The news this morning heralded a new high in lows. A lone gunman had broken the U.S. record for a single killing spree: 58 dead, more than 500 wounded. As if I am watching some distorted, despicable, dystopian game, I wonder how long it will be before the record is broken again. There is something deeply wrong with the world.

We are more divided than ever along lines drawn by race, gender, sexuality, political party. Hate and vitriol control even the most mundane conversations. Social media, which was to bring people together, instead tears us apart. There is something deeply wrong with the world.

processional cross

The normal response to something being broken is to “fix it.” So, most discussions about the problems of the world jump to fixing this or that problem, then it will all be well. A little more data, some innovative thinking and we’ll be good to go. Like a car with a bad starter, it just needs a new part. Unfortunately, we are one part of the whole system known as “the world.” We are so enmeshed with what is causing the suffering we can’t just “fix it,” because fixing “it” means fixing us, and we can’t even see the problem clearly.

There is an old Hasidic saying that says, “To a worm in a jar of horseradish, the whole world is horseradish.” The worm doesn’t know anything but horseradish, so what is to change? Our world is shaped by violence, hate, judgment, competition, a sense of scarcity, greed and a hundred other things that are not just around us, but in us. The cross of Christ is the ultimate unveiling of the world’s foolishness. The ways of the world murdered God! God gave love, and the world (we) hung love on a tree to die.
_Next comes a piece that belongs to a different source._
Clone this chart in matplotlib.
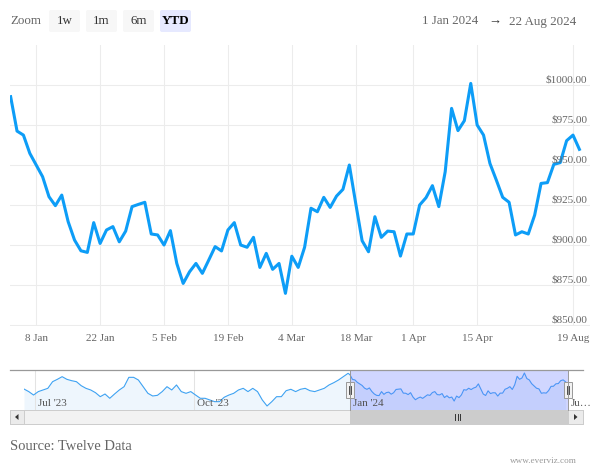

Eugene Peterson, in his book, A Long Obedience in the Same Direction, says that the first step in becoming a disciple who follows Jesus Christ is to wake up and realize that “the world” that shapes us and causes us so much pain is broken. We have broken it and we are clueless as to how to fix it. He says:

“The first step toward God is a step away from the lies of the world. It is a renunciation of the lies we have been told about ourselves and our neighbors and our universe.”
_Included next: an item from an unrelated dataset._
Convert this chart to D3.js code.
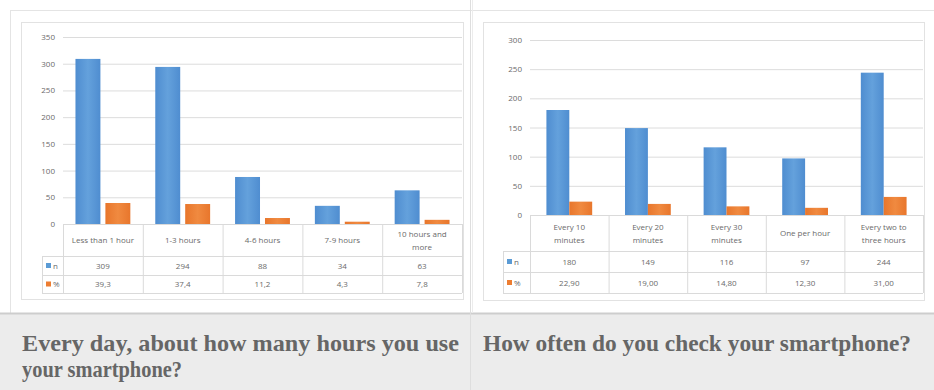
<!DOCTYPE html>
<html>
<head>
<meta charset="utf-8">
<script src="https://cdn.jsdelivr.net/npm/d3@7"></script>
<style>
  body { margin: 0; background: #fff; }
  svg { display: block; }
  .small { font-family: "Open Sans", "Liberation Sans", sans-serif; font-size: 8px; fill: #6a6a6a; }
  .caption { font-family: "Liberation Serif", "DejaVu Serif", serif; font-weight: bold; font-size: 24px; fill: #666; }
</style>
</head>
<body>
<svg id="chart" width="934" height="390"></svg>
<script>
// left panel: daily hours of use
const hoursCategories = [['Less than 1 hour'], ['1-3 hours'], ['4-6 hours'], ['7-9 hours'], ['10 hours and', 'more']]
const hoursN = [309, 294, 88, 34, 63]
const hoursPct = [39.3, 37.4, 11.2, 4.3, 7.8]
const hoursTicks = [0, 50, 100, 150, 200, 250, 300, 350]

// right panel: checking frequency
const checkCategories = [['Every 10', 'minutes'], ['Every 20', 'minutes'], ['Every 30', 'minutes'], ['One per hour'], ['Every two to', 'three hours']]
const checkN = [180, 149, 116, 97, 244]
const checkPct = [22.90, 19.00, 14.80, 12.30, 31.00]
const checkTicks = [0, 50, 100, 150, 200, 250, 300]

const svg = d3.select('#chart')
const comma = (v, digits) => v.toFixed(digits).replace('.', ',')

// bar gradients
const defs = svg.append('defs')
function gradient (id, edge, mid) {
  const g = defs.append('linearGradient').attr('id', id).attr('x1', 0).attr('x2', 1).attr('y1', 0).attr('y2', 0)
  g.append('stop').attr('offset', '0%').attr('stop-color', edge)
  g.append('stop').attr('offset', '50%').attr('stop-color', mid)
  g.append('stop').attr('offset', '100%').attr('stop-color', edge)
}
gradient('blue', '#4f8dd0', '#64a1dc')
gradient('orange', '#e8762c', '#f08a40')

// page frame and caption band
svg.append('line').attr('x1', 10).attr('x2', 934).attr('y1', 10.5).attr('y2', 10.5).attr('stroke', '#e4e4e4')
svg.append('line').attr('x1', 10.5).attr('x2', 10.5).attr('y1', 10).attr('y2', 313).attr('stroke', '#e4e4e4')
svg.append('rect').attr('x', 0).attr('y', 313).attr('width', 934).attr('height', 77).attr('fill', '#ececec')
svg.append('line').attr('x1', 0).attr('x2', 934).attr('y1', 313.5).attr('y2', 313.5).attr('stroke', '#cdcdcd').attr('stroke-width', 2)
svg.append('line').attr('x1', 470.5).attr('x2', 470.5).attr('y1', 0).attr('y2', 390).attr('stroke', '#dedede')
svg.append('line').attr('x1', 472.5).attr('x2', 472.5).attr('y1', 0).attr('y2', 313).attr('stroke', '#ececec')

function drawPanel (opt) {
  const g = svg.append('g')
  g.append('rect')
    .attr('x', opt.frame[0] + 0.5).attr('y', opt.frame[1] + 0.5)
    .attr('width', opt.frame[2] - opt.frame[0]).attr('height', opt.frame[3] - opt.frame[1])
    .attr('fill', '#fff').attr('stroke', '#e2e2e2')

  const x = d3.scaleBand().domain(d3.range(opt.categories.length)).range([opt.plotX[0], opt.plotX[1]])
  const y = d3.scaleLinear().domain([0, d3.max(opt.ticks)]).range([opt.rows[0], opt.plotTop])
  const bw = x.bandwidth()
  const inner = d3.scaleBand().domain(['n', 'pct'])
    .range([bw * (1 - opt.group) / 2, bw * (1 + opt.group) / 2])
    .paddingInner(opt.gap)

  // gridlines + y axis labels
  const axis = d3.axisLeft(y).tickValues(opt.ticks).tickSize(-(opt.plotX[1] - opt.plotX[0])).tickPadding(8)
  const ax = g.append('g').attr('transform', `translate(${opt.plotX[0]},0)`).call(axis)
  ax.select('.domain').remove()
  ax.selectAll('.tick line').attr('stroke', '#dcdcdc')
  ax.selectAll('.tick').filter(d => d === 0).select('line').remove()
  ax.selectAll('.tick text').attr('class', 'small').attr('font-size', null).attr('font-family', null).attr('fill', null)

  // bars
  const rowsData = d3.range(opt.categories.length)
  g.selectAll('.barN').data(rowsData).join('rect')
    .attr('x', i => x(i) + inner('n'))
    .attr('y', i => y(opt.n[i]))
    .attr('width', inner.bandwidth())
    .attr('height', i => y(0) - y(opt.n[i]))
    .attr('fill', 'url(#blue)')
  g.selectAll('.barP').data(rowsData).join('rect')
    .attr('x', i => x(i) + inner('pct'))
    .attr('y', i => y(opt.pct[i]))
    .attr('width', inner.bandwidth())
    .attr('height', i => y(0) - y(opt.pct[i]))
    .attr('fill', 'url(#orange)')

  // data table
  const [r0, r1, r2, r3] = opt.rows
  const stroke = '#dadada'
  const hline = (x1, x2, yy) => g.append('line').attr('x1', x1).attr('x2', x2).attr('y1', yy + 0.5).attr('y2', yy + 0.5).attr('stroke', stroke)
  const vline = (xx, y1, y2) => g.append('line').attr('x1', xx + 0.5).attr('x2', xx + 0.5).attr('y1', y1).attr('y2', y2).attr('stroke', stroke)
  hline(opt.plotX[0], opt.plotX[1], r0)
  hline(opt.legendX, opt.plotX[1], r1)
  hline(opt.legendX, opt.plotX[1], r2)
  hline(opt.legendX, opt.plotX[1], r3)
  vline(opt.legendX, r1, r3)
  d3.range(opt.categories.length + 1).forEach(i => {
    const xx = i < opt.categories.length ? x(i) : opt.plotX[1]
    vline(xx, r0, r3)
  })

  rowsData.forEach(i => {
    const cx = x(i) + bw / 2
    const lines = opt.categories[i]
    const cy = (r0 + r1) / 2
    lines.forEach((t, k) => {
      g.append('text').attr('class', 'small').attr('text-anchor', 'middle')
        .attr('x', cx).attr('y', cy + (k - (lines.length - 1) / 2) * 13 + 3)
        .text(t)
    })
    g.append('text').attr('class', 'small').attr('text-anchor', 'middle')
      .attr('x', cx).attr('y', (r1 + r2) / 2 + 3).text(opt.n[i])
    g.append('text').attr('class', 'small').attr('text-anchor', 'middle')
      .attr('x', cx).attr('y', (r2 + r3) / 2 + 3).text(comma(opt.pct[i], opt.digits))
  })

  // legend keys
  const keys = [['n', '#5b9bd5', (r1 + r2) / 2], ['%', '#ed7d31', (r2 + r3) / 2]]
  keys.forEach(([label, color, cy]) => {
    g.append('rect').attr('x', opt.legendX + 4).attr('y', cy - 2.5).attr('width', 5).attr('height', 5).attr('fill', color)
    g.append('text').attr('class', 'small').attr('x', opt.legendX + 11).attr('y', cy + 3).text(label)
  })

  // caption
  opt.caption.forEach((t, k) => {
    g.append('text').attr('class', 'caption')
      .attr('x', opt.captionX).attr('y', 351 + k * 26)
      .attr('textLength', opt.captionWidths[k]).attr('lengthAdjust', 'spacingAndGlyphs')
      .text(t)
  })
}

drawPanel({
  frame: [21, 22, 463, 299],
  plotX: [63, 462],
  plotTop: 37,
  rows: [224, 256, 275, 293],
  legendX: 42,
  group: 55 / 80,
  gap: 1 / 6,
  categories: hoursCategories,
  n: hoursN,
  pct: hoursPct,
  ticks: hoursTicks,
  digits: 1,
  caption: ['Every day, about how many hours you use', 'your smartphone?'],
  captionX: 22,
  captionWidths: [437, 160]
})

drawPanel({
  frame: [483, 22, 924, 300],
  plotX: [530, 923],
  plotTop: 40,
  rows: [215, 251, 272, 293],
  legendX: 503,
  group: 46 / 79,
  gap: 0,
  categories: checkCategories,
  n: checkN,
  pct: checkPct,
  ticks: checkTicks,
  digits: 2,
  caption: ['How often do you check your smartphone?'],
  captionX: 483,
  captionWidths: [428]
})
</script>
</body>
</html>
Discipleship begins when we turn away from the lies of the world and toward the life-giving promises of God in Christ. This is the classic definition of repentance – to turn away from the wrong way to the right way. We need to be malcontents in this world – unsatisfied with the way things are and committed to what can be in Christ. We renounce the world to embrace Christ.

This turning can hurt, at first. It means we leave behind what we know – like the rich man to whom Jesus said “sell what you own, and give the money to the poor, and you will have treasure in heaven; then come, follow me.” (Mark 10:21) The man couldn’t do it. His wealth was too important to him. But, it was that piece of the world that kept him from God’s reign.

In his book, The Cost of Discipleship, Dietrich Bonhoeffer wrote this:

“Grace is costly because it calls us to follow, and it is grace because it calls us to follow Jesus Christ. It is costly because it costs a man his life, and it is grace because it gives a man the only true life.”

The thing is, once we make the turn, we come to see that all it really cost us is our captivity to the violent, death-dealing lies of the world. What it grants is life in Christ, the reign of God, the peaceable kingdom. As the cross reveals the deathly nature of the world, the resurrection of Jesus reveals that the way of Christ is the only way to life, in this moment and in all future moments. How do you know this for sure? God has raised only Christ from the dead. Caesar, Washington, Lincoln, Rockefeller and everyone else is still dead. So, who are you going to follow? Me? I’m a malcontent for Jesus.